▽

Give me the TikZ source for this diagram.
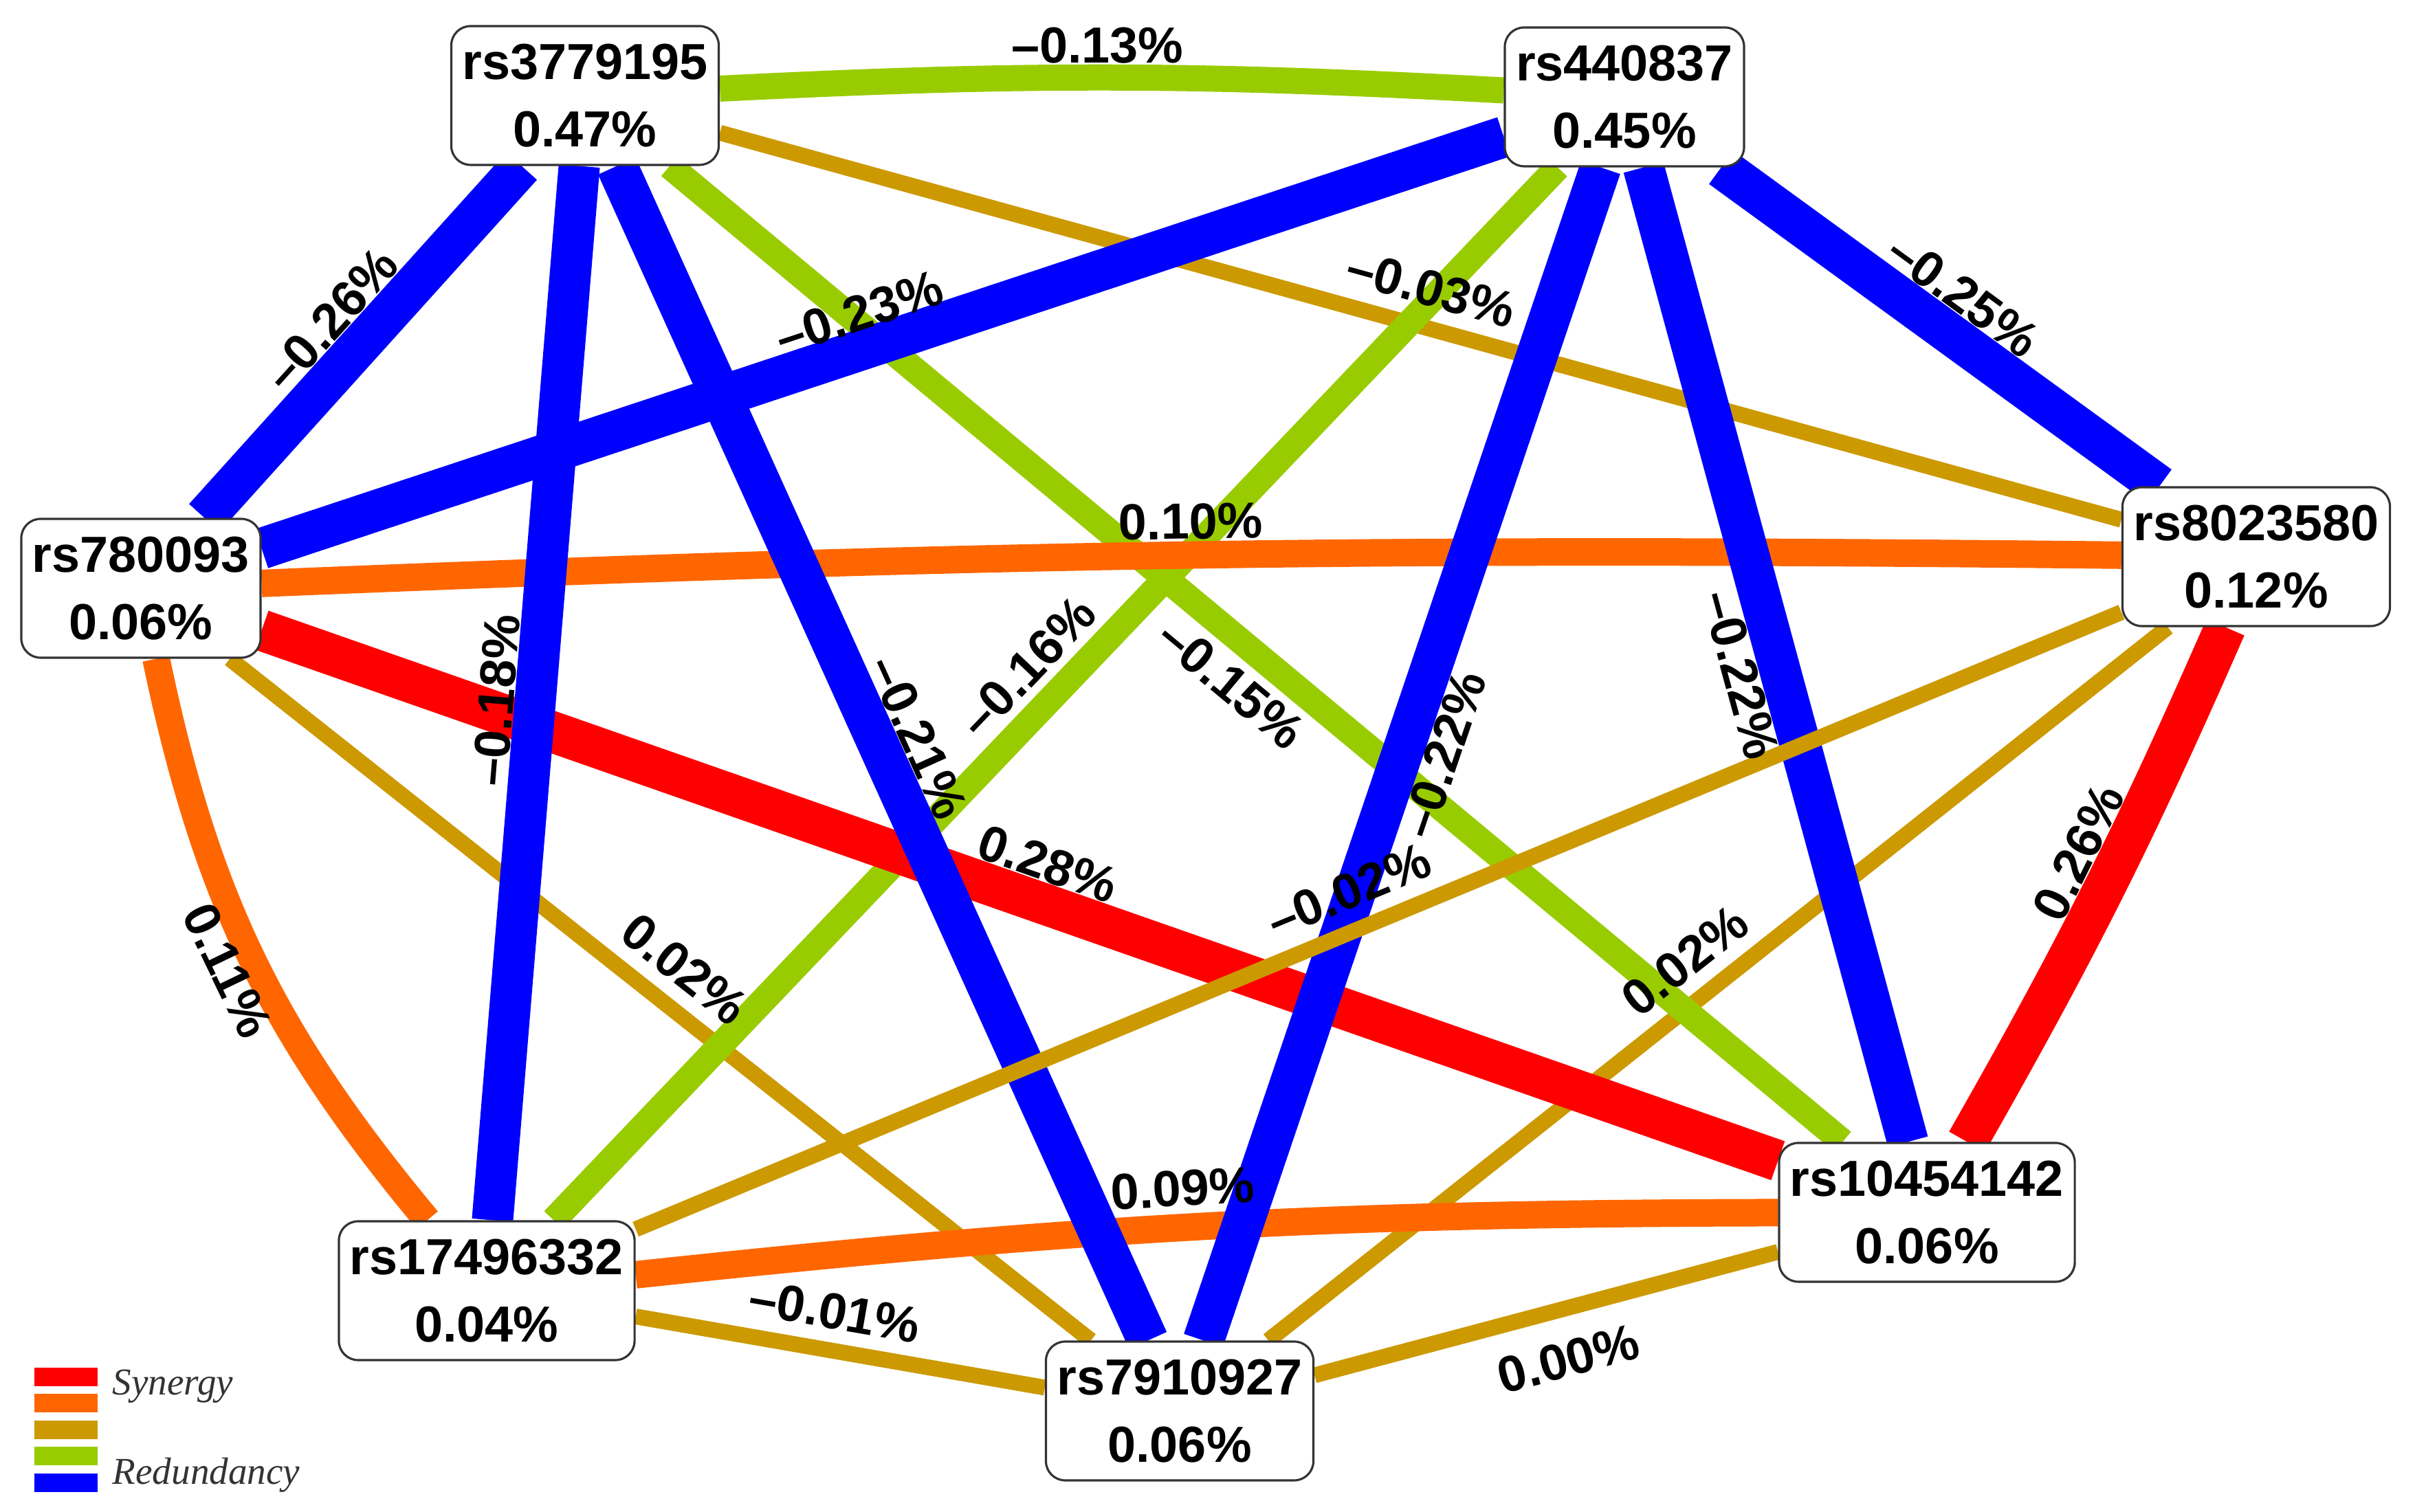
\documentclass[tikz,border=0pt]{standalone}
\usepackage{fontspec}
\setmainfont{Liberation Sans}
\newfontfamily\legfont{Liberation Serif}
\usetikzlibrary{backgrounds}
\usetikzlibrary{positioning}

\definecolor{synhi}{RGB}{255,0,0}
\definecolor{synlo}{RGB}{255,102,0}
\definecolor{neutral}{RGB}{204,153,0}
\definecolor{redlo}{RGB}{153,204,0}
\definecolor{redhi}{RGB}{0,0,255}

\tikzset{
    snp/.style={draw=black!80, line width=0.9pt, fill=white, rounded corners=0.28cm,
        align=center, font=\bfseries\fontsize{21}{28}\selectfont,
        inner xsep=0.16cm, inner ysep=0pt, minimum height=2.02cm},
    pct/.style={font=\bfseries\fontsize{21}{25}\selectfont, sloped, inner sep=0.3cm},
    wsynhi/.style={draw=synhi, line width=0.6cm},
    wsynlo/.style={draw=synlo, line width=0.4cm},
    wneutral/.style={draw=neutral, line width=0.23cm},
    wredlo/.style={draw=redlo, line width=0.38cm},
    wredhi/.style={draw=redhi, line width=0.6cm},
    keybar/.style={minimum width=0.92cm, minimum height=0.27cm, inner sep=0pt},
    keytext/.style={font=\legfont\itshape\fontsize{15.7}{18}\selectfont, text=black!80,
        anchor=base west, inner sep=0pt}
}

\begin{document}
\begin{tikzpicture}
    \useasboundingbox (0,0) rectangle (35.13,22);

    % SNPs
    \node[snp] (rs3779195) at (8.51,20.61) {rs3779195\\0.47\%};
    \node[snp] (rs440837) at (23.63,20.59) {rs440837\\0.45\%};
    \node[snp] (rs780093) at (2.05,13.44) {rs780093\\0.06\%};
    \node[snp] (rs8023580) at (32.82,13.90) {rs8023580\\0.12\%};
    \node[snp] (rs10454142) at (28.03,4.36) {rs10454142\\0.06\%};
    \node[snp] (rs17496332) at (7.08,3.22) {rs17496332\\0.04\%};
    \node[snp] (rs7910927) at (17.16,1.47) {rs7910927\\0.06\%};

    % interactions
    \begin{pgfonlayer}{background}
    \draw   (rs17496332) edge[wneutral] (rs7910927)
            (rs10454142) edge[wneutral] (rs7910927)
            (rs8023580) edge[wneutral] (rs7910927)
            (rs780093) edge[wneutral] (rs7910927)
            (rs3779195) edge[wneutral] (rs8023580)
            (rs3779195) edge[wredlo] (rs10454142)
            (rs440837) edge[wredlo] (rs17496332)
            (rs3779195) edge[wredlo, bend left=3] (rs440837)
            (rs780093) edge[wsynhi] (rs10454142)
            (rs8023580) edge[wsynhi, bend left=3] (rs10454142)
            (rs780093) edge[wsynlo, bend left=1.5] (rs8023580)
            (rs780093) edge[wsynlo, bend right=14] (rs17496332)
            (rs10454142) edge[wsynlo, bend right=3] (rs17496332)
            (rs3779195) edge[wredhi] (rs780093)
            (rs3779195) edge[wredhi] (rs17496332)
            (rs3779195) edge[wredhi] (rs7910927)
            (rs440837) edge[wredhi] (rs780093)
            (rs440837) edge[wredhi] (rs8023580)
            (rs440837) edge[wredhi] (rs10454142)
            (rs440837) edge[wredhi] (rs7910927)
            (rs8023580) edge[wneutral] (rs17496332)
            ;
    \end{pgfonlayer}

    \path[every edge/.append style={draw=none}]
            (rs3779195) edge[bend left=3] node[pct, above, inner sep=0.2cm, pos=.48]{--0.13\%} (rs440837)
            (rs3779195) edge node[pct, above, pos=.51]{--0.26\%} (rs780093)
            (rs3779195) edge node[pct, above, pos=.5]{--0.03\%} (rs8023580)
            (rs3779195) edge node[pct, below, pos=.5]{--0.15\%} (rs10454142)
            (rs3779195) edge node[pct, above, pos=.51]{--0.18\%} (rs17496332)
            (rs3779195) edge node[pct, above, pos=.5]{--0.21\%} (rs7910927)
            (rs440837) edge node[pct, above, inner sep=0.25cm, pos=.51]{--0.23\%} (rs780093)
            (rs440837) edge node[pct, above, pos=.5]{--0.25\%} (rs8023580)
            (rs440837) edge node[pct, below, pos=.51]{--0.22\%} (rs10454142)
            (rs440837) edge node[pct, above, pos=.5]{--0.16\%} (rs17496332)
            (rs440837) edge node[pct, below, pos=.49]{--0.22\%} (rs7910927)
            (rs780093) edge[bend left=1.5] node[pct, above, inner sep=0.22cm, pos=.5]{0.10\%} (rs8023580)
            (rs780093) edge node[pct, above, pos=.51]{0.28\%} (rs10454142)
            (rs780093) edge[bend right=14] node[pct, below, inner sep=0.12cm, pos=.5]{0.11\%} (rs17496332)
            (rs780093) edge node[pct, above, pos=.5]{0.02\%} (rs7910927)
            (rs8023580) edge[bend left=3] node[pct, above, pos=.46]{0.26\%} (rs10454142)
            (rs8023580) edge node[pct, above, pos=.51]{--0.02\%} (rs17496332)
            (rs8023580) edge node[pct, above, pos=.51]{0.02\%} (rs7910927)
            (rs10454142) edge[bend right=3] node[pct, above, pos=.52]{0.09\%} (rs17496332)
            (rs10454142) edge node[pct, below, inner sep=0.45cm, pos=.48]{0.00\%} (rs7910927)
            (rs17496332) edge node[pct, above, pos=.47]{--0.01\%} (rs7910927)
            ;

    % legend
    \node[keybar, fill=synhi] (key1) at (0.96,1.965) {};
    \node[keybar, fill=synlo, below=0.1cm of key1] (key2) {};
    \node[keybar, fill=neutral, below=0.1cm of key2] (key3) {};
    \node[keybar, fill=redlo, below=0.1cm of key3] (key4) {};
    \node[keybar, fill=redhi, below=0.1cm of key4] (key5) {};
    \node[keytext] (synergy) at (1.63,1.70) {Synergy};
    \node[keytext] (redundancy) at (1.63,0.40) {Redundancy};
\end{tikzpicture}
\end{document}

△

Return the listing above in full and without alteration, excluding its pictures.

Give me the TikZ source for this diagram.
\documentclass[tikz,border=0pt]{standalone}
\usepackage{fontspec}
\setmainfont{Liberation Sans}
\newfontfamily\legfont{Liberation Serif}
\usetikzlibrary{backgrounds}
\usetikzlibrary{positioning}

\definecolor{synhi}{RGB}{255,0,0}
\definecolor{synlo}{RGB}{255,102,0}
\definecolor{neutral}{RGB}{204,153,0}
\definecolor{redlo}{RGB}{153,204,0}
\definecolor{redhi}{RGB}{0,0,255}

\tikzset{
    snp/.style={draw=black!80, line width=0.9pt, fill=white, rounded corners=0.28cm,
        align=center, font=\bfseries\fontsize{21}{28}\selectfont,
        inner xsep=0.16cm, inner ysep=0pt, minimum height=2.02cm},
    pct/.style={font=\bfseries\fontsize{21}{25}\selectfont, sloped, inner sep=0.3cm},
    wsynhi/.style={draw=synhi, line width=0.6cm},
    wsynlo/.style={draw=synlo, line width=0.4cm},
    wneutral/.style={draw=neutral, line width=0.23cm},
    wredlo/.style={draw=redlo, line width=0.38cm},
    wredhi/.style={draw=redhi, line width=0.6cm},
    keybar/.style={minimum width=0.92cm, minimum height=0.27cm, inner sep=0pt},
    keytext/.style={font=\legfont\itshape\fontsize{15.7}{18}\selectfont, text=black!80,
        anchor=base west, inner sep=0pt}
}

\begin{document}
\begin{tikzpicture}
    \useasboundingbox (0,0) rectangle (35.13,22);

    % SNPs
    \node[snp] (rs3779195) at (8.51,20.61) {rs3779195\\0.47\%};
    \node[snp] (rs440837) at (23.63,20.59) {rs440837\\0.45\%};
    \node[snp] (rs780093) at (2.05,13.44) {rs780093\\0.06\%};
    \node[snp] (rs8023580) at (32.82,13.90) {rs8023580\\0.12\%};
    \node[snp] (rs10454142) at (28.03,4.36) {rs10454142\\0.06\%};
    \node[snp] (rs17496332) at (7.08,3.22) {rs17496332\\0.04\%};
    \node[snp] (rs7910927) at (17.16,1.47) {rs7910927\\0.06\%};

    % interactions
    \begin{pgfonlayer}{background}
    \draw   (rs17496332) edge[wneutral] (rs7910927)
            (rs10454142) edge[wneutral] (rs7910927)
            (rs8023580) edge[wneutral] (rs7910927)
            (rs780093) edge[wneutral] (rs7910927)
            (rs3779195) edge[wneutral] (rs8023580)
            (rs3779195) edge[wredlo] (rs10454142)
            (rs440837) edge[wredlo] (rs17496332)
            (rs3779195) edge[wredlo, bend left=3] (rs440837)
            (rs780093) edge[wsynhi] (rs10454142)
            (rs8023580) edge[wsynhi, bend left=3] (rs10454142)
            (rs780093) edge[wsynlo, bend left=1.5] (rs8023580)
            (rs780093) edge[wsynlo, bend right=14] (rs17496332)
            (rs10454142) edge[wsynlo, bend right=3] (rs17496332)
            (rs3779195) edge[wredhi] (rs780093)
            (rs3779195) edge[wredhi] (rs17496332)
            (rs3779195) edge[wredhi] (rs7910927)
            (rs440837) edge[wredhi] (rs780093)
            (rs440837) edge[wredhi] (rs8023580)
            (rs440837) edge[wredhi] (rs10454142)
            (rs440837) edge[wredhi] (rs7910927)
            (rs8023580) edge[wneutral] (rs17496332)
            ;
    \end{pgfonlayer}

    \path[every edge/.append style={draw=none}]
            (rs3779195) edge[bend left=3] node[pct, above, inner sep=0.2cm, pos=.48]{--0.13\%} (rs440837)
            (rs3779195) edge node[pct, above, pos=.51]{--0.26\%} (rs780093)
            (rs3779195) edge node[pct, above, pos=.5]{--0.03\%} (rs8023580)
            (rs3779195) edge node[pct, below, pos=.5]{--0.15\%} (rs10454142)
            (rs3779195) edge node[pct, above, pos=.51]{--0.18\%} (rs17496332)
            (rs3779195) edge node[pct, above, pos=.5]{--0.21\%} (rs7910927)
            (rs440837) edge node[pct, above, inner sep=0.25cm, pos=.51]{--0.23\%} (rs780093)
            (rs440837) edge node[pct, above, pos=.5]{--0.25\%} (rs8023580)
            (rs440837) edge node[pct, below, pos=.51]{--0.22\%} (rs10454142)
            (rs440837) edge node[pct, above, pos=.5]{--0.16\%} (rs17496332)
            (rs440837) edge node[pct, below, pos=.49]{--0.22\%} (rs7910927)
            (rs780093) edge[bend left=1.5] node[pct, above, inner sep=0.22cm, pos=.5]{0.10\%} (rs8023580)
            (rs780093) edge node[pct, above, pos=.51]{0.28\%} (rs10454142)
            (rs780093) edge[bend right=14] node[pct, below, inner sep=0.12cm, pos=.5]{0.11\%} (rs17496332)
            (rs780093) edge node[pct, above, pos=.5]{0.02\%} (rs7910927)
            (rs8023580) edge[bend left=3] node[pct, above, pos=.46]{0.26\%} (rs10454142)
            (rs8023580) edge node[pct, above, pos=.51]{--0.02\%} (rs17496332)
            (rs8023580) edge node[pct, above, pos=.51]{0.02\%} (rs7910927)
            (rs10454142) edge[bend right=3] node[pct, above, pos=.52]{0.09\%} (rs17496332)
            (rs10454142) edge node[pct, below, inner sep=0.45cm, pos=.48]{0.00\%} (rs7910927)
            (rs17496332) edge node[pct, above, pos=.47]{--0.01\%} (rs7910927)
            ;

    % legend
    \node[keybar, fill=synhi] (key1) at (0.96,1.965) {};
    \node[keybar, fill=synlo, below=0.1cm of key1] (key2) {};
    \node[keybar, fill=neutral, below=0.1cm of key2] (key3) {};
    \node[keybar, fill=redlo, below=0.1cm of key3] (key4) {};
    \node[keybar, fill=redhi, below=0.1cm of key4] (key5) {};
    \node[keytext] (synergy) at (1.63,1.70) {Synergy};
    \node[keytext] (redundancy) at (1.63,0.40) {Redundancy};
\end{tikzpicture}
\end{document}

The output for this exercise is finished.